If They Had a Billion Dollars

What if President Obama allotted IR scholars a $1 billion budget to spend as they saw fit over the course of the next fiscal year?

Although 85 percent of academics report that the U.S. foreign-aid budget should expand overall, scholars also agree about where not to spend the money -- the military. Sixty-four percent of experts say that U.S. spending on defense should decline. Instead, when security and economic issues are taken off the table and scholars are given a three-way choice among foreign aid, global AIDS spending, and climate change, the majority of these academics would spend any windfall on reducing greenhouse gas emissions.

Who's at the Top of the Class?

Dramatic changes in the ranking of leading IR programs are rare. This year's findings provide no exception; the perennial powers stay on top.

For the top two seats in all three categories -- Ph.D., master's, and undergraduate programs -- Harvard and Princeton, Georgetown and Johns Hopkins, and Harvard and Princeton, respectively, maintained their slots. But that's not to say nothing changed: Stanford unseated Columbia's doctoral program and climbed to the No. 3 slot. In the undergraduate ranking, Yale took the No. 3 spot from Stanford.

With four of the top master's programs located within or just outside the U.S. capital, the hot spot to pursue the policy track remains inside the Washington Beltway. Those more interested in purely academic pursuits will want to tread the coastlines; the northeast corridor is home to five of the top 10 Ph.D. programs, and California has three of its own in the top 10.

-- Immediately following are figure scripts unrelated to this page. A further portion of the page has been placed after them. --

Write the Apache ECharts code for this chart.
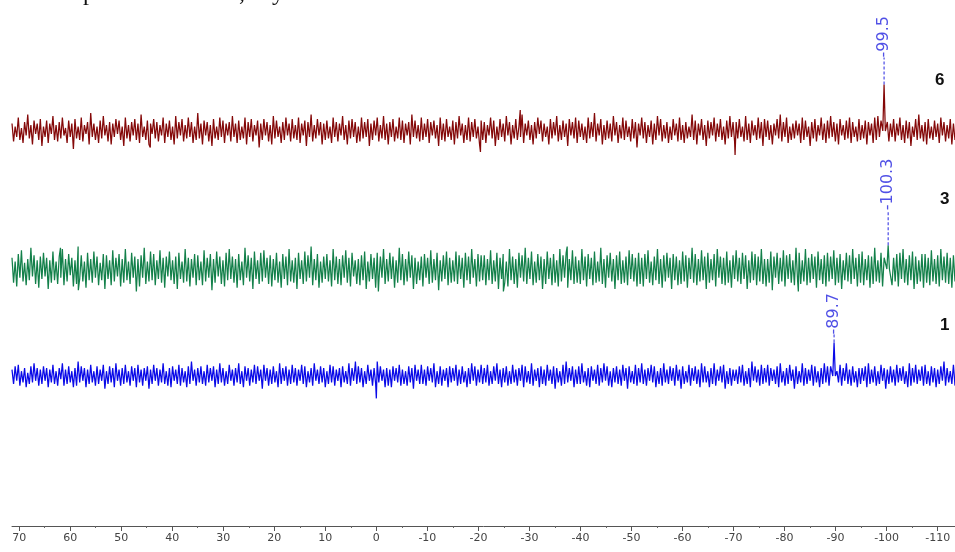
<!DOCTYPE html>
<html><head><meta charset="utf-8">
<script src="https://cdn.jsdelivr.net/npm/echarts@6/dist/echarts.min.js"></script>
<style>html,body{margin:0;padding:0;background:#fff}#c{width:955px;height:552px}</style>
</head><body><div id="c"></div>
<script>
// x axis (ppm), plotted high-to-low
const ppmStart = 71.4, ppmEnd = -113.4;
const majorTicks = [70,60,50,40,30,20,10,0,-10,-20,-30,-40,-50,-60,-70,-80,-90,-100,-110];
const minorTicks = [65,55,45,35,25,15,5,-5,-15,-25,-35,-45,-55,-65,-75,-85,-95,-105];
const traceNames = ['6','3','1'];

// baseline noise (arbitrary intensity units), left to right
const noise6 = [5,-7,3,-4,9,-6,2,-8,6,-3,11,-5,4,-9,7,-2,5,-6,8,-10,
3,-4,7,-8,5,-2,10,-6,4,-7,6,-5,9,-3,2,-8,7,-4,5,-12,
8,-5,3,-6,9,-7,4,-2,6,-9,12,-4,5,-6,3,-8,7,-5,10,-3,
4,-7,6,-9,5,-4,8,-2,7,-6,3,-10,9,-5,4,-7,6,-3,8,-6,
5,-8,11,-4,3,-6,7,-9,5,-2,8,-5,6,-7,4,-3,9,-8,5,-4,
7,-6,3,-9,10,-5,6,-3,8,-7,4,-5,9,-4,6,-8,3,-6,12,-5,
5,-9,7,-3,6,-7,4,-10,8,-5,3,-6,9,-4,7,-8,5,-3,6,-7,
10,-4,5,-8,7,-6,3,-5,9,-9,6,-4,8,-7,4,-3,7,-11,5,-6,
8,-3,6,-7,4,-9,10,-5,7,-4,3,-8,6,-6,9,-3,5,-7,8,-5,
4,-6,9,-8,5,-3,7,-10,6,-4,11,-7,4,-5,8,-3,6,-9,5,-6,
7,-5,3,-8,9,-4,6,-7,5,-3,10,-6,4,-9,7,-5,8,-4,6,-8,
3,-7,9,-5,6,-4,8,-10,5,-6,7,-3,9,-7,4,-5,10,-6,5,-9,
6,-4,8,-7,3,-5,9,-6,7,-8,5,-3,6,-9,11,-4,7,-5,4,-7,
9,-6,5,-4,8,-8,6,-3,7,-5,4,-10,9,-6,5,-7,8,-4,3,-6,
7,-9,6,-5,10,-3,5,-8,4,-6,9,-7,6,-4,8,-5,3,-9,7,-6,
6,-8,4,-3,9,-5,7,-10,3,-6,8,-4,5,-7,10,-3,6,-9,4,-5,
8,-6,3,-4,11,-8,5,-3,7,-6,4,-9,6,-5,9,-2,7,-7,5,-4,
3,-9,8,-5,6,-3,10,-7,4,-6,7,-4,5,-10,8,-3,6,-5,9,-8,
7,-4,5,-6,3,-8,9,-5,6,-4,12,-7,5,-3,8,-9,4,-6,7,-5,
5,-7,10,-3,6,-8,4,-5,9,-6,7,-4,3,-7,8,-5,6,-11,5,-3,
9,-5,6,-8,4,-4,7,-9,5,-6,10,-3,8,-7,4,-5,6,-8,3,-6,
8,-3,5,-7,9,-6,4,-8,6,-5,3,-4,11,-6,7,-9,5,-3,8,-6,
4,-10,7,-5,6,-3,9,-7,5,-4,8,-6,3,-9,7,-5,10,-4,6,-7,
6,-5,8,-4,3,-7,10,-6,5,-8,7,-3,4,-6,9,-5,6,-10,8,-4,
7,-6,4,-9,5,-3,8,-5,11,-7,6,-4,9,-8,3,-6,5,-5,7,-3,
5,-8,9,-6,7,-4,3,-10,6,-5,8,-7,4,-3,9,-6,5,-8,7,-5,
10,-4,6,-7,5,-9,8,-3,4,-6,7,-5,9,-8,6,-4,3,-7,8,-6,
4,-5,7,-9,6,-3,5,-8,9,-6,10,-4,7,-5,3,-9,6,-7,5,-4,
8,-7,5,-3,9,-6,4,-8,7,-5,6,-10,3,-4,8,-6,11,-5,4,-7,
6,-9,8,-5,3,-6,7,-4,5,-8,9,-3,6,-7,4,-5,8,-9,5,-6];
const noise3 = [9,-11,6,-14,12,-7,15,-10,5,-13,8,-9,17,-6,11,-12,7,-15,10,-8,
13,-6,9,-16,7,-11,14,-9,6,-12,10,-7,16,-13,8,-10,12,-5,9,-14,
7,-12,18,-8,11,-10,6,-15,13,-9,8,-11,14,-7,10,-13,5,-9,12,-16,
11,-8,7,-13,15,-10,9,-6,12,-14,8,-11,16,-9,6,-12,13,-7,10,-18,
8,-14,11,-7,17,-12,6,-10,14,-9,12,-13,7,-8,15,-11,9,-15,10,-6,
14,-9,7,-12,10,-16,13,-8,6,-11,16,-10,9,-14,8,-7,12,-13,11,-9,
6,-13,15,-10,9,-7,12,-17,8,-11,14,-6,10,-12,7,-14,13,-9,16,-8,
10,-11,8,-15,12,-9,6,-13,17,-7,11,-10,9,-16,14,-8,7,-12,13,-10,
15,-7,9,-12,11,-14,8,-9,13,-11,6,-15,12,-8,10,-13,16,-10,7,-11,
9,-16,13,-8,7,-12,14,-10,11,-7,18,-13,8,-9,12,-15,6,-11,10,-8,
12,-10,7,-14,16,-9,10,-12,8,-13,11,-7,15,-11,9,-14,13,-6,7,-12,
8,-13,11,-9,14,-16,6,-10,12,-8,9,-15,13,-11,10,-7,16,-12,8,-10,
13,-8,10,-15,7,-11,17,-9,12,-13,8,-10,14,-7,11,-16,9,-12,6,-9,
10,-14,12,-7,9,-12,15,-11,8,-9,13,-17,7,-10,11,-8,14,-13,9,-11,
7,-10,14,-12,11,-8,9,-15,13,-9,10,-12,16,-7,8,-14,12,-10,11,-9,
11,-13,8,-9,15,-12,7,-10,13,-16,9,-8,12,-11,6,-14,16,-9,10,-12,
8,-15,13,-7,11,-10,17,-12,9,-8,14,-13,6,-11,12,-9,10,-16,8,-12,
14,-8,9,-13,12,-11,7,-14,16,-10,11,-7,13,-15,8,-9,15,-12,10,-11,
7,-12,16,-9,10,-14,12,-8,9,-13,14,-11,6,-10,17,-12,8,-15,11,-7,
13,-10,8,-16,11,-9,14,-12,7,-11,10,-13,15,-8,12,-10,9,-14,13,-12,
9,-14,12,-8,15,-11,6,-13,10,-9,16,-12,8,-15,11,-10,13,-7,9,-16,
12,-9,10,-13,7,-12,14,-10,11,-15,9,-8,17,-11,12,-13,8,-10,15,-9,
10,-16,13,-11,8,-9,12,-14,16,-7,10,-12,9,-13,14,-11,7,-15,11,-8,
15,-10,9,-12,13,-8,11,-16,7,-11,14,-9,12,-13,10,-10,16,-12,8,-14,
8,-11,14,-15,10,-7,13,-12,9,-10,15,-14,11,-8,12,-11,7,-13,17,-9,
13,-12,7,-10,16,-13,9,-11,12,-8,10,-15,14,-9,8,-12,11,-14,13,-10,
10,-8,15,-13,9,-11,12,-16,7,-9,13,-10,11,-12,16,-8,9,-14,12,-11,
14,-13,8,-9,11,-15,10,-12,17,-10,7,-11,13,-14,9,-8,15,-12,10,-13,
9,-10,12,-14,13,-8,16,-11,8,-13,11,-9,14,-16,10,-12,7,-10,12,-15,
12,-11,9,-13,15,-10,8,-12,11,-14,16,-9,10,-11,13,-12,9,-15,11,-10];
const noise1 = [4,-5,6,-3,7,-6,3,-4,5,-7,2,-5,6,-4,8,-3,5,-6,4,-5,
6,-3,5,-7,4,-4,7,-5,3,-6,5,-2,8,-6,4,-5,6,-4,3,-7,
5,-6,9,-4,6,-3,5,-7,4,-5,7,-4,3,-6,6,-5,4,-3,7,-8,
3,-5,6,-4,5,-7,8,-3,4,-6,5,-5,7,-4,3,-6,6,-3,5,-7,
7,-4,4,-6,5,-3,6,-8,4,-5,7,-3,5,-6,4,-4,8,-5,3,-6,
5,-7,6,-3,4,-5,7,-6,5,-4,3,-7,6,-5,9,-3,4,-6,5,-4,
6,-5,3,-6,7,-4,5,-3,6,-7,4,-5,8,-4,5,-6,3,-5,7,-3,
4,-6,5,-4,8,-5,3,-7,6,-3,5,-6,4,-4,7,-5,6,-3,4,-8,
7,-3,5,-6,4,-5,6,-4,3,-7,8,-5,5,-3,6,-6,4,-5,7,-4,
5,-6,4,-3,7,-5,6,-7,3,-4,5,-6,8,-3,4,-5,6,-4,5,-7,
3,-5,7,-4,6,-6,4,-3,5,-7,6,-4,3,-5,8,-6,5,-3,7,-5,
6,-4,5,-7,3,-5,7,-3,4,-6,5,-5,9,-4,6,-3,4,-7,5,-6,
4,-7,6,-3,5,-4,7,-6,4,-5,3,-6,6,-4,5,-8,7,-3,4,-5,
7,-5,4,-6,6,-3,5,-4,8,-7,3,-5,6,-6,4,-3,5,-7,6,-4,
5,-3,7,-6,4,-5,6,-4,3,-7,5,-5,8,-3,6,-6,4,-4,7,-5,
5,-4,7,-6,3,-5,6,-3,8,-5,4,-7,5,-4,6,-6,3,-5,7,-4,
4,-6,5,-3,7,-7,6,-4,3,-5,8,-6,4,-3,5,-7,6,-5,4,-6,
7,-3,4,-5,6,-8,5,-4,3,-6,7,-5,9,-4,5,-3,6,-7,4,-5,
6,-5,8,-4,3,-6,5,-7,6,-3,4,-5,7,-6,5,-4,8,-3,6,-6,
3,-7,5,-4,6,-5,4,-6,7,-3,5,-8,6,-4,3,-5,7,-6,5,-4,
8,-5,4,-6,5,-3,7,-4,6,-7,3,-5,5,-6,8,-4,4,-5,6,-3,
5,-6,7,-3,4,-8,6,-5,3,-4,7,-6,5,-3,6,-5,4,-7,8,-4,
6,-4,3,-7,5,-5,8,-6,4,-3,6,-4,7,-8,3,-5,5,-6,4,-3,
4,-5,6,-4,7,-6,3,-5,5,-7,9,-3,6,-4,4,-6,7,-5,5,-4,
7,-6,5,-3,4,-5,6,-7,8,-4,3,-6,5,-5,7,-3,4,-8,6,-5,
3,-4,8,-6,5,-5,4,-3,7,-6,6,-4,3,-7,5,-5,8,-4,6,-6,
6,-7,4,-5,3,-4,7,-6,5,-3,8,-5,4,-6,6,-4,3,-7,5,-5,
5,-3,6,-7,8,-5,4,-4,6,-6,3,-5,7,-3,5,-8,4,-5,6,-4,
4,-6,7,-4,5,-3,6,-5,3,-7,8,-6,5,-4,7,-5,4,-3,6,-6,
7,-5,3,-6,6,-4,5,-7,4,-5,6,-3,9,-6,5,-4,3,-5,7,-6];

// isolated noise spikes [ppm, intensity]
const spikes6 = [[44.3,-11],[25.3,-10],[-20.4,-14],[-28.2,14],[-70.3,-16]];
const spikes3 = [[61.9,17],[58.4,-17],[-0.4,-18],[-24.9,-18],[-37.4,18],[-77.6,-17],[-82.7,-18]];
const spikes1 = [[4.1,9],[0,-14]];

// signals [ppm, intensity]
const peaks6 = [[-99.5,31]];
const peaks3 = [[-100.3,19]];
const peaks1 = [[-89.7,21]];
const peakLabels = ['-99.5','-100.3','-89.7'];
const leaderTop = [49, 47, 26]; // intensity where dashed leader ends / label starts

const traceColors = ['#840808','#13804a','#0a0ae8'];
const labelColor = '#2424e0';

function buildTrace(noise, spikes, peaks){
  const pts = noise.map((v,i)=>[ppmStart + (ppmEnd-ppmStart)*i/(noise.length-1), v]);
  const out = pts.filter(p => !peaks.some(k => Math.abs(p[0]-k[0]) < 0.5));
  spikes.forEach(s => out.push([s[0], s[1]]));
  peaks.forEach(k => { out.push([k[0]+0.25, 0]); out.push([k[0], k[1]]); out.push([k[0]-0.25, 0]); });
  out.sort((a,b)=>b[0]-a[0]);
  return out;
}

const traces = [buildTrace(noise6,spikes6,peaks6), buildTrace(noise3,spikes3,peaks3), buildTrace(noise1,spikes1,peaks1)];
const peakSets = [peaks6, peaks3, peaks1];

const grids = [
  {left:12, right:0, top:0.5, height:171},
  {left:12, right:0, top:149, height:170},
  {left:12, right:0, top:296, height:230}
];
const yRanges = [[-27,87],[-40,96],[-93.75,50]];

const xAxes = grids.map((g,i)=>({
  type:'value', gridIndex:i, min:ppmEnd, max:ppmStart, inverse:true, show:i===2, position:'bottom',
  axisLine:{show:true, onZero:false, lineStyle:{color:'#555', width:1}},
  axisTick:{show:true, length:5, lineStyle:{color:'#555'}, customValues:majorTicks},
  axisLabel:{show:true, customValues:majorTicks, margin:7, color:'#444', fontFamily:'DejaVu Sans', fontSize:11},
  splitLine:{show:false}
}));
xAxes.push({
  type:'value', gridIndex:2, min:ppmEnd, max:ppmStart, inverse:true, position:'bottom', offset:0,
  axisLine:{show:false, onZero:false}, axisLabel:{show:false}, splitLine:{show:false},
  axisTick:{show:true, length:2, lineStyle:{color:'#666'}, customValues:minorTicks}
});
const yAxes = grids.map((g,i)=>({type:'value', gridIndex:i, min:yRanges[i][0], max:yRanges[i][1], show:false, splitLine:{show:false}}));

const series = [];
traces.forEach((d,i)=>{
  series.push({type:'line', xAxisIndex:i, yAxisIndex:i, data:d, symbol:'none', showSymbol:false,
    lineStyle:{color:traceColors[i], width:1.25}, clip:false, silent:true, z:2});
  const pk = peakSets[i][0];
  series.push({type:'line', xAxisIndex:i, yAxisIndex:i, data:[[pk[0],pk[1]],[pk[0],leaderTop[i]]],
    symbol:'none', showSymbol:false, lineStyle:{color:labelColor, width:1, type:[3,2]}, clip:false, silent:true, z:3});
  series.push({type:'scatter', xAxisIndex:i, yAxisIndex:i, data:[[pk[0],leaderTop[i]]], symbolSize:0, clip:false, silent:true,
    label:{show:true, formatter:peakLabels[i], rotate:90, position:[0,0], align:'left', verticalAlign:'middle',
      color:labelColor, fontFamily:'DejaVu Sans', fontSize:16}});
});

const chart = echarts.init(document.getElementById('c'), null, {renderer:'canvas'});
chart.setOption({
  animation:false,
  backgroundColor:'#fff',
  grid:grids, xAxis:xAxes, yAxis:yAxes, series:series,
  graphic:[
    {type:'text', left:935, top:72, style:{text:traceNames[0], font:'bold 17px "Liberation Sans"', fill:'#111'}},
    {type:'text', left:940, top:191, style:{text:traceNames[1], font:'bold 17px "Liberation Sans"', fill:'#111'}},
    {type:'text', left:940, top:317, style:{text:traceNames[2], font:'bold 17px "Liberation Sans"', fill:'#111'}},
    {type:'text', left:83, top:-18, style:{text:'p', font:'24px "Liberation Serif"', fill:'#111'}},
    {type:'text', left:239, top:-18, style:{text:',', font:'24px "Liberation Serif"', fill:'#111'}},
    {type:'text', left:272, top:-18, style:{text:'y', font:'24px "Liberation Serif"', fill:'#111'}}
  ]
});
</script>
</body></html>
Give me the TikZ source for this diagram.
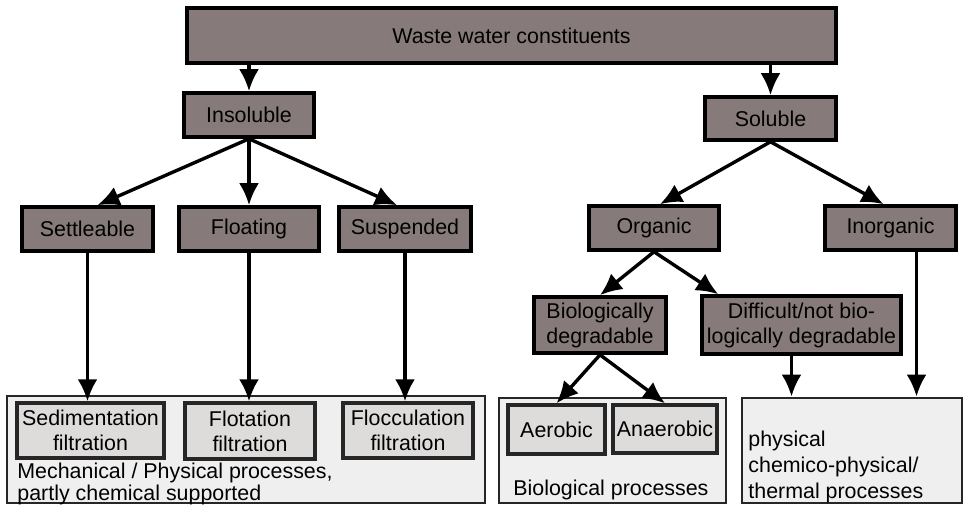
\documentclass[tikz,border=0pt]{standalone}
\usepackage{fontspec}
\setmainfont{Liberation Sans}
\usepackage{xcolor}
\definecolor{wwdark}{RGB}{134,123,122}
\definecolor{wwlight}{RGB}{222,219,219}
\definecolor{wwpale}{RGB}{239,239,239}
\usetikzlibrary{arrows.meta,calc}

\begin{document}
\begin{tikzpicture}[x=0.5pt,y=-0.5pt,font=\fontsize{10.7}{12.5}\selectfont,
  darkbox/.style={draw=black,line width=1.8pt,fill=wwdark,inner sep=0pt,align=center},
  lightbox/.style={draw=black!85,line width=1.7pt,fill=wwlight,inner sep=0pt,align=center},
  procbox/.style={draw=black!85,line width=1.4pt,fill=wwpale,inner sep=0pt},
  arr/.style={-{Latex[length=11pt,width=10pt]},line width=1.7pt},
  txt/.style={inner sep=0pt,align=left}]
  \useasboundingbox (0,0) rectangle (967,506);
  % process boxes at the bottom
  \node[procbox,minimum width=239pt,minimum height=53.5pt] (mech) at (246,449.5) {};
  \node[procbox,minimum width=113.5pt,minimum height=52.5pt] (bioproc) at (612.5,450.5) {};
  \node[procbox,minimum width=110pt,minimum height=52.5pt] (phys) at (852,450.5) {};
  % constituents
  \node[darkbox,minimum width=324.5pt,minimum height=27.5pt] (top) at (511.5,35.5) {Waste water constituents};
  \node[darkbox,minimum width=65pt,minimum height=22pt] (insol) at (249,115) {Insoluble};
  \node[darkbox,minimum width=65.5pt,minimum height=21.5pt] (sol) at (770.5,118.5) {Soluble};
  \node[darkbox,minimum width=65.5pt,minimum height=22pt] (settle) at (87.5,229) {Settleable};
  \node[darkbox,minimum width=70pt,minimum height=22pt] (float) at (249,229) {Floating};
  \node[darkbox,minimum width=66pt,minimum height=22pt] (susp) at (405,229) {Suspended};
  \node[darkbox,minimum width=65pt,minimum height=22pt] (organic) at (654,228) {Organic};
  \node[darkbox,minimum width=65.5pt,minimum height=22pt] (inorg) at (890.5,228) {Inorganic};
  \node[darkbox,minimum width=66pt,minimum height=28pt] (bio) at (600,325) {Biologically\\degradable};
  \node[darkbox,minimum width=99.5pt,minimum height=29pt] (diff) at (801.5,325) {Difficult/not bio-\\logically degradable};
  % treatments
  \node[lightbox,minimum width=73.5pt,minimum height=27.5pt] (sed) at (90.5,430.5) {Sedimentation\\filtration};
  \node[lightbox,minimum width=65pt,minimum height=28pt] (flot) at (250,431) {Flotation\\filtration};
  \node[lightbox,minimum width=65pt,minimum height=27.5pt] (flocc) at (408,430.5) {Flocculation\\filtration};
  \node[lightbox,minimum width=48.5pt,minimum height=24.5pt] (aer) at (556.5,429.5) {Aerobic};
  \node[lightbox,minimum width=52pt,minimum height=24pt] (anaer) at (665,429) {Anaerobic};
  \node[txt,anchor=north west,font=\fontsize{10.7}{8.6}\selectfont] (mechtxt) at (17,463) {Mechanical / Physical processes,\\partly chemical supported};
  \node[txt,anchor=base west] (biotxt) at (513,495) {Biological processes};
  \node[txt,anchor=north west,font=\fontsize{10.7}{13}\selectfont] (phystxt) at (748,431) {physical\\chemico-physical/\\thermal processes};
  % arrows
  \draw[arr] (top.south -| insol.north) -- (insol.north);
  \draw[arr] (top.south -| sol.north) -- (sol.north);
  \draw[arr] (insol.south) -- ($(settle.north)+(10,0)$);
  \draw[arr] (insol.south) -- (float.north);
  \draw[arr] (insol.south) -- ($(susp.north)+(-8,0)$);
  \foreach \a/\b in {settle/sed, float/flot, susp/flocc}
    \draw[arr] (\a.south) -- (\a.south |- \b.north);
  \draw[arr] (sol.south) -- ($(organic.north)+(6,0)$);
  \draw[arr] (sol.south) -- ($(inorg.north)+(-7,0)$);
  \draw[arr] (organic.south) -- (bio.north);
  \draw[arr] (organic.south) -- ($(diff.north west)+(18,0)$);
  \draw[arr] (bio.south) -- (aer.north);
  \draw[arr] (bio.south) -- (anaer.north);
  \coordinate (d1) at ($(diff.south)+(-10,0)$);
  \coordinate (i1) at ($(inorg.south)+(26,0)$);
  \draw[arr] (d1) -- (d1 |- phys.north);
  \draw[arr] (i1) -- (i1 |- phys.north);
\end{tikzpicture}
\end{document}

The 2008 survey also asked scholars to identify the top Ph.D. programs in the world for studying international relations. When forced to think beyond the American academy, respondents produced a British invasion. For the first time, three schools from Britain made the list of top programs for students wanting to pursue an academic career in IR: the London School of Economics (12), Oxford University (13), and Cambridge University (20). Competitive eyes should keep a steady watch -- there may be more movement still to come from across the pond.

The Five International Relations Professors Named the Most Influential Answer:

What is the most dangerous and overlooked threat Obama neglects to his peril?

"The most dangerous, but relatively neglected security threat would be the 'dark side' implications of the rapid development and worldwide diffusion of biotechnology."

-- James Fearon, Stanford University

"There is the very real possibility that Mexico will implode on Obama's watch and become a failed state, which would surely cause serious problems north of the Rio Grande."

-- John Mearsheimer, University of Chicago

"The most dangerous overlooked threat that we neglect at our peril? Ourselves. The imperative must be not only that 'they' recognize 'us,' but that 'we' recognize 'them,' too."

-- Alexander Wendt, Ohio State University

"In the 1930s, economic crisis led to Nazism in Germany and militarism in Japan. We must not overlook the threat that global economic crisis could again have malign effects on world politics."

-- Robert Keohane, Princeton University

"Throughout history overwhelmingly strong states have abused their power. Getting the defense budget under control is President Obama's greatest, and I fear his least understood, challenge."